Sure they can scare the pants off you but that’s usually the extent of their damage. I gaze out the window as we roll through the Pearl District, watching the throngs of people on the sidewalks, everyone in shorts and tank-tops and billowy dresses, trying to beat the heat. Then, for just a second, I see a flash of a familiar face as he gets off a bus. I straighten up and blink, trying to see better but he’s gone. It couldn’t have been the guy from the wedding, the guy from my dreams, could it? God, I really am getting delusional. When we finally find parking and I’m swallowed by my mecca that is Sephora, I’m feeling better. There’s nothing like sipping on syrupy Coca-Cola from the mall’s food court while perusing the white, backlit-beauty of a million makeup products.

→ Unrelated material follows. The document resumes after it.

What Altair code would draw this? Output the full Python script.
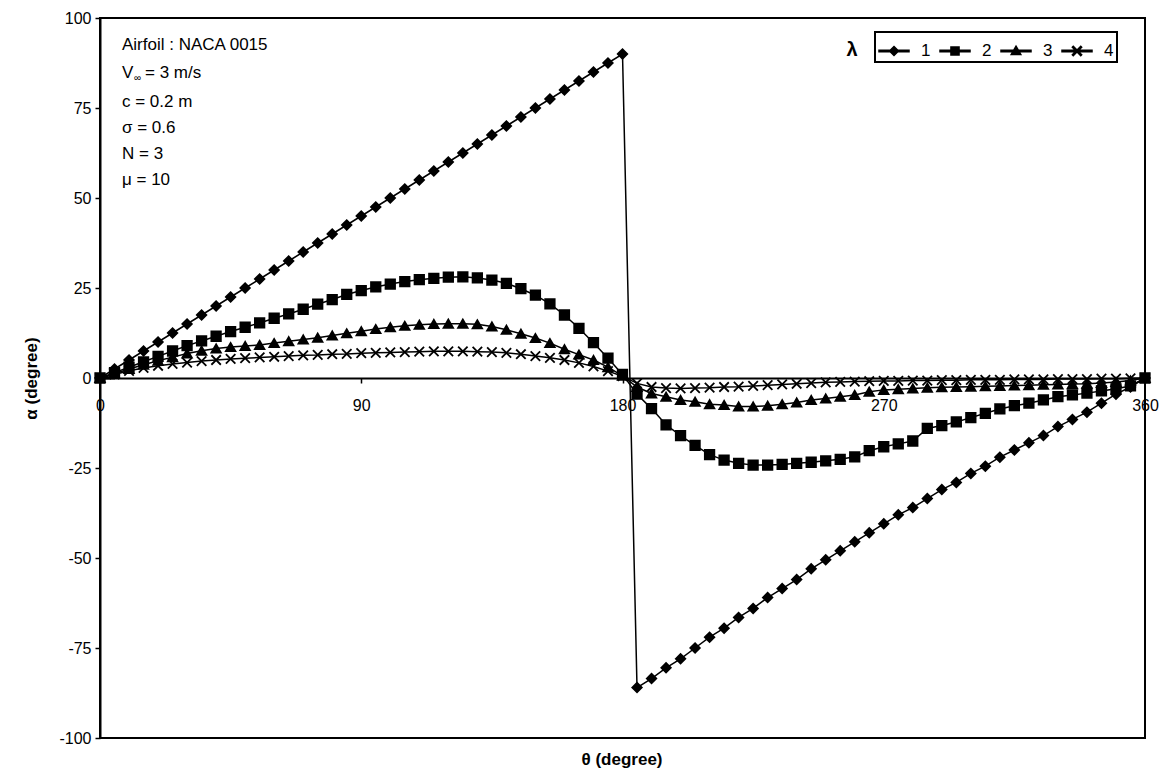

It’s like being in heaven, really, if angels wore all black and enough foundation to paint a house. Amy and I literally spend an hour here, trying on everything and filling our baskets until our lips are rubbed raw from the makeup remover and our hands and wrists are rainbows of different swatches. Then it happens.

I see him again. Standing just beyond the doors to the store. Staring right at me. And for once, for once, I can see him clearly. He’s tall, well over six feet. Broad shouldered and barrel-chested under a black leather jacket and black shirt, black jeans and black boots. He’s pale in a way that brings to mind a classical sculpture, or maybe it’s his face, which is exactly as my mind has tried to piece together. His jaw is chiseled, his chin square and sharp enough to cut glass, covered by light scruff and complete with a chin dimple. His forehead is wide, expressive even, as he stares at me with piercing blue eyes under arched brows. His hair is chin length, slicked off his head, dark cinnamon.

A ginger, just as I had remembered, though he’s probably the sexiest, most enthralling male specimen I’ve ever seen. “Can I help you with anything?” a Sephora saleswoman with stripes for cheekbones steps in front of me, blocking my view. I shoot her a dirty look, because I never need help in Sephora, and dart around her. But he’s gone. I hand the bewildered assistant my bucket and walk quickly through the store until I’m outside the doors, my head whipping around. People are going to and fro but the tall guy from my dreams, from my fucking dreams, is nowhere to be found. Maybe he was never here at all. Suddenly I’m hit with a queasy, stomach-churning feeling, my skin immediately clammy. “Ada!” Amy calls from behind me but her words barely reach. I can only just stand here, shoppers walking past me, bumping into me, wondering if I’m slowly going insane.

Am I actually seeing this guy? Is it one of those cases where you dream about someone and then see them the next day? Is he really the guy from the wedding or was there even a Jay at all? Did I imagine everything? I’m having trouble standing upright and tilt back just as I feel Amy’s hand on my shoulder, holding me up. “Hey, are you all right?” I nod, licking my parched lips as I slowly turn around to face her. Everything seems so swimmy, woozy, like I’m underwater. “Got dizzy,” I manage to say. “It’s the Coke crash.” She frowns at me. “Why are you out here?” I blink a few times, trying to get my thoughts together. “Nothing. Thought I saw someone but it was nothing.” I take in a deep breath and give her a broad smile.

“Okay, I think I’ve got some makeup waiting for me.” We head back into the store.